Romana dönersek, okudukça ana karakter Nevzat'ın size de geçecek olan yaşanmışlıkla dolu kırgın halleri, fakat mesai vakti profesyonelliğinden asla taviz vermeyen hırsı o kadar gerçek ki...Roman karakterinin de böylesi makul aslında, gerçeğe en yakını, yer kubbede bir yansımasının muhakkak oluşu...Rakıyı sevmesi mesela...Mezeleri anlatırken ki iştahı. Bir akşam üstü rum meyhanesinin bahçesine düşen akşam sefasını yaşarsınız adeta. Zeki Müren duyulur romandan yer yer. Dostluklara ve yitik aşklara içilen rakının bardağında yankı yapar. Sayfalar öyle gerçektir ki karakterlerle birlikte çakır keyif olursunuz. Ahmet Ümit'in tüm karakterleri hayatınızdan birisi olabilir, bu yüzden İstanbul Hatırasında Bzyantion imparatoru bile gerçeğin arasına masalsı bir anlatımla sıkışır ve bir imparatorun kudretiyle, günümüz şehir düşmanları iş adamlarının kudreti birbirine benzeyiverir aniden. Geçmiş günümüze karışır...Aynı topraklarda bin yıl önce yaşananlar, bugün yaşananlara paralellik göstererek "dün" bugüne ışık olur, yeri gelir cinayetlere ipucu olur.
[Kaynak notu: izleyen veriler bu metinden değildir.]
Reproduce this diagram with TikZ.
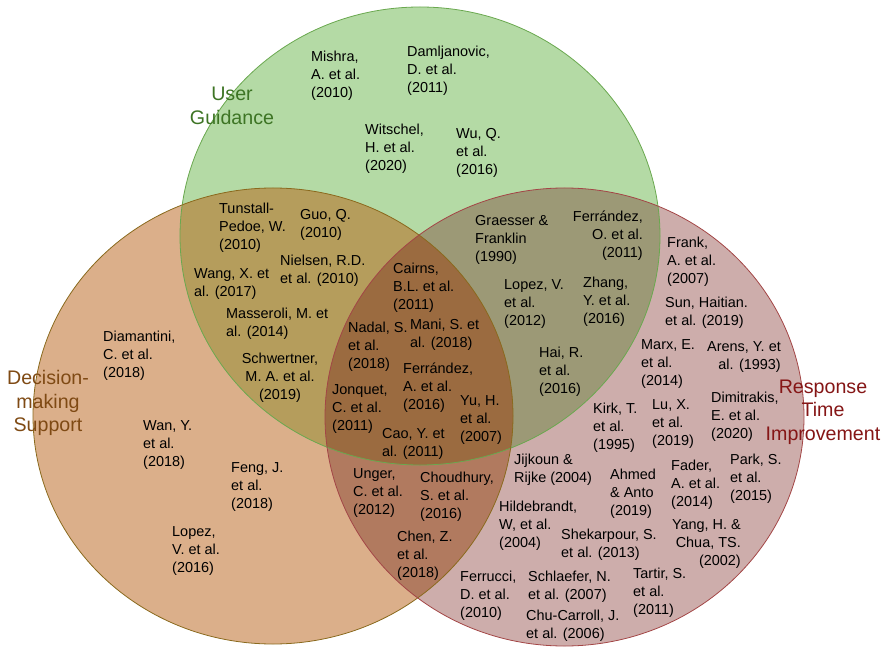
\documentclass[tikz,border=0pt]{standalone}
\usepackage{fontspec}
\setmainfont{Liberation Sans}

\definecolor{ugfill}{HTML}{B4DAA5}
\definecolor{dmfill}{HTML}{DBAF8A}
\definecolor{rtfill}{HTML}{CDADAB}
\definecolor{ugdmfill}{HTML}{B59D5C}
\definecolor{ugrtfill}{HTML}{9C9976}
\definecolor{dmrtfill}{HTML}{B17A5F}
\definecolor{allfill}{HTML}{9B6B40}
\definecolor{ugline}{HTML}{6AA84F}
\definecolor{dmline}{HTML}{8A6A1E}
\definecolor{rtline}{HTML}{A34646}
\definecolor{ugtext}{HTML}{3D7424}
\definecolor{dmtext}{HTML}{7F4A14}
\definecolor{rttext}{HTML}{851616}

\newcommand{\ugpath}{(420,236) ellipse [x radius=240bp, y radius=229bp]}
\newcommand{\dmpath}{(273,416) ellipse [x radius=240bp, y radius=228bp]}
\newcommand{\rtpath}{(564.5,417) ellipse [x radius=239.5bp, y radius=229bp]}

\begin{document}
\begin{tikzpicture}[x=1bp,y=-1bp,
  ref/.style={align=left,anchor=west,inner sep=0pt,font=\fontsize{14.5}{18}\selectfont},
  refr/.style={ref,align=right,anchor=east},
  refc/.style={ref,align=center,anchor=center},
  settitle/.style={align=center,inner sep=0pt,font=\fontsize{19.7}{23.5}\selectfont}]

  \useasboundingbox (0,0) rectangle (887,647);

  % the three sets
  \fill [ugfill] \ugpath;
  \fill [dmfill] \dmpath;
  \fill [rtfill] \rtpath;
  \begin{scope}
    \clip \ugpath;
    \fill [ugdmfill] \dmpath;
    \fill [ugrtfill] \rtpath;
  \end{scope}
  \begin{scope}
    \clip \dmpath;
    \fill [dmrtfill] \rtpath;
    \clip \ugpath;
    \fill [allfill] \rtpath;
  \end{scope}
  \draw [ugline, line width=0.8bp] \ugpath;
  \draw [dmline, line width=0.8bp] \dmpath;
  \draw [rtline, line width=0.8bp] \rtpath;

  \node (ugtitle) at (232,106) [settitle, text=ugtext] {User\\Guidance};
  \node (dmtitle) at (48,403) [settitle, text=dmtext] {Decision-\\making\\Support};
  \node (rttitle) at (823,412) [settitle, text=rttext] {Response\\Time\\Improvement};

  % user guidance only
  \node (mishra) at (311,76) [ref] {Mishra,\\A. et al.\\(2010)};
  \node (damljanovic) at (407,71) [ref] {Damljanovic,\\D. et al.\\(2011)};
  \node (witschel) at (365,149) [ref] {Witschel,\\H. et al.\\(2020)};
  \node (wuq) at (456,153) [ref] {Wu, Q.\\et al.\\(2016)};

  % user guidance and decision-making
  \node (tunstall) at (219,228) [ref] {Tunstall-\\Pedoe, W.\\(2010)};
  \node (guo) at (300,225) [ref] {Guo, Q.\\(2010)};
  \node (nielsen) at (280,271) [ref] {Nielsen, R.D.\\et al. (2010)};
  \node (wangx) at (194,284) [ref] {Wang, X. et\\al. (2017)};
  \node (masseroli) at (226,324) [ref] {Masseroli, M. et\\al. (2014)};
  \node (schwertner) at (280,378) [refc] {Schwertner,\\M. A. et al.\\(2019)};

  % all three
  \node (cairns) at (393,288) [ref] {Cairns,\\B.L. et al.\\(2011)};
  \node (nadal) at (348,347) [ref] {Nadal, S.\\et al.\\(2018)};
  \node (mani) at (410,335) [ref] {Mani, S. et\\al. (2018)};
  \node (ferrandeza) at (403,388) [ref] {Ferrández,\\A. et al.\\(2016)};
  \node (jonquet) at (332,409) [ref] {Jonquet,\\C. et al.\\(2011)};
  \node (yuh) at (460,420) [ref] {Yu, H.\\et al.\\(2007)};
  \node (caoy) at (382,444) [ref] {Cao, Y. et\\al. (2011)};

  % user guidance and response time
  \node (graesser) at (475,240) [ref] {Graesser \&\\Franklin\\(1990)};
  \node (ferrandezo) at (643,236) [refr] {Ferrández,\\O. et al.\\(2011)};
  \node (lopezv) at (504,304) [ref] {Lopez, V.\\et al.\\(2012)};
  \node (zhang) at (583,302) [ref] {Zhang,\\Y. et al.\\(2016)};
  \node (hai) at (539,372) [ref] {Hai, R.\\et al.\\(2016)};

  % decision-making only
  \node (diamantini) at (103,356) [ref] {Diamantini,\\C. et al.\\(2018)};
  \node (wan) at (143,445) [ref] {Wan, Y.\\et al.\\(2018)};
  \node (feng) at (231,487) [ref] {Feng, J.\\et al.\\(2018)};
  \node (lopezvb) at (172,551) [ref] {Lopez,\\V. et al.\\(2016)};

  % decision-making and response time
  \node (unger) at (353,493) [ref] {Unger,\\C. et al.\\(2012)};
  \node (choudhury) at (420,497) [ref] {Choudhury,\\S. et al.\\(2016)};
  \node (chen) at (397,556) [ref] {Chen, Z.\\et al.\\(2018)};

  % response time only
  \node (frank) at (667,262) [ref] {Frank,\\A. et al.\\(2007)};
  \node (sun) at (665,313) [ref] {Sun, Haitian.\\et al. (2019)};
  \node (marx) at (641,364) [ref] {Marx, E.\\et al.\\(2014)};
  \node (arens) at (781,357) [refr] {Arens, Y. et\\al. (1993)};
  \node (kirk) at (593,428) [ref] {Kirk, T.\\et al.\\(1995)};
  \node (lux) at (652,424) [ref] {Lu, X.\\et al.\\(2019)};
  \node (dimitrakis) at (711,417) [ref] {Dimitrakis,\\E. et al.\\(2020)};
  \node (jijkoun) at (514,470) [ref] {Jijkoun \&\\Rijke (2004)};
  \node (ahmed) at (610,494) [ref] {Ahmed\\\& Anto\\(2019)};
  \node (fader) at (671,485) [ref] {Fader,\\A. et al.\\(2014)};
  \node (park) at (730,479) [ref] {Park, S.\\et al.\\(2015)};
  \node (hildebrandt) at (499,526) [ref] {Hildebrandt,\\W, et al.\\(2004)};
  \node (shekarpour) at (561,545) [ref] {Shekarpour, S.\\et al. (2013)};
  \node (yang) at (741,544) [refr] {Yang, H. \&\\Chua, TS.\\(2002)};
  \node (ferrucci) at (460,596) [ref] {Ferrucci,\\D. et al.\\(2010)};
  \node (schlaefer) at (528,587) [ref] {Schlaefer, N.\\et al. (2007)};
  \node (chucarroll) at (526,626) [ref] {Chu-Carroll, J.\\et al. (2006)};
  \node (tartir) at (633,593) [ref] {Tartir, S.\\et al.\\(2011)};
\end{tikzpicture}
\end{document}
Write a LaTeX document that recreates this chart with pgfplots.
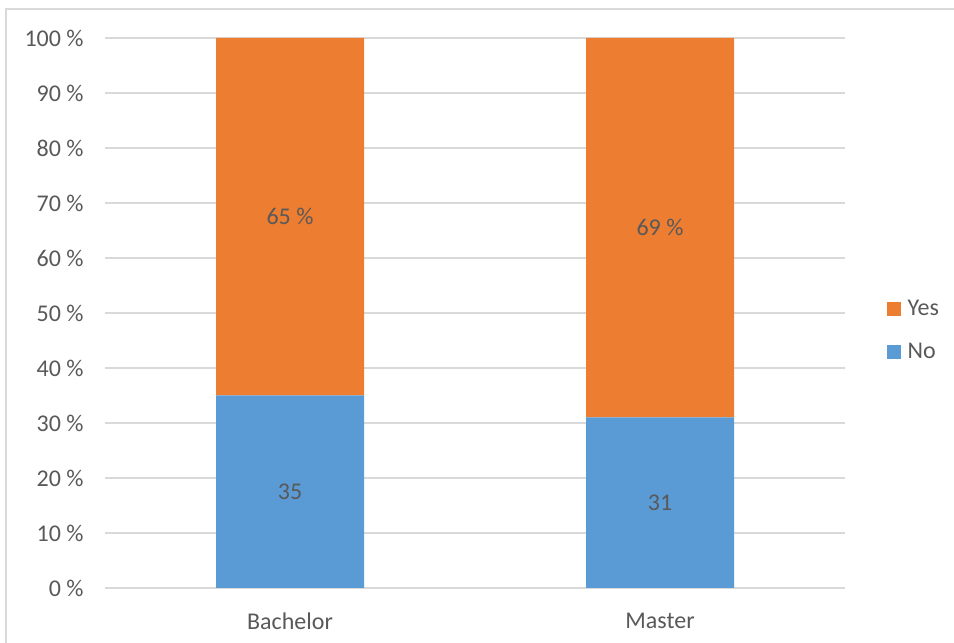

Ahmet Ümit'in kaleminde Şehr-i İstanbul'umuz öyle güzel kıvrılmış ve tüm ihtişamını, endamını mısraların arasına öyle güzel saklamış ki, sadece polisiye değil şehre duyulan bir aşk hikayesi de anlatılmış, şehir de geçen aşklar da...

Kalemine sağlık Ahmet Ümit!

hil'alem

Ahmet Ümit
ESERLERİ:
Sokağın Zulası (1989)
Çıplak Ayaklıydı Gece (1992)
Bir Ses Böler Geceyi (1994)
Masal Masal İçinde (1995)
Sis ve Gece (1996)
Agatha'nın Anahtarı (1999)
Kar Kokusu (1998)
Patasana (2000)
Şeytan Ayrıntıda Gizlidir (2002)
Kukla (2002)
Beyoğlu Rapsodisi (2003)
Aşk Köpekliktir (2004)
Başkomser Nevzat, Çiçekçinin Ölümü (2005)
Kavim (2006)
Ninatta'nın Bileziği (2006)
İnsan Ruhunun Haritası (2007)
Olmayan Ülke (2008)
Bab-ı Esrar (2008)
İstanbul Hatırası (2010)

Kendisine bu düşüncelerimi anlatmak için sabırsızlanmakla beraber tüm okurlarına sevinçle şunu da söyleyelim, Ahmet Ümit yarın akşam bir diğer romanı Beyoğlu Rapsodisin'de anlattığı Baraka'da, DJ kabinine geçip sevdiği şarkıları karanlıkta çalıyor. 24 Kasım 2010 günü gerçekleşen ve çok beğenilen performansının ardından, miksere daha da ısınan Ahmet Ümit, bir daha dinlemek isteyenler için, kaçıranlar için, duymayanlar için 9 Mart 2011 Çarşamba akşamı tekrar iş başında!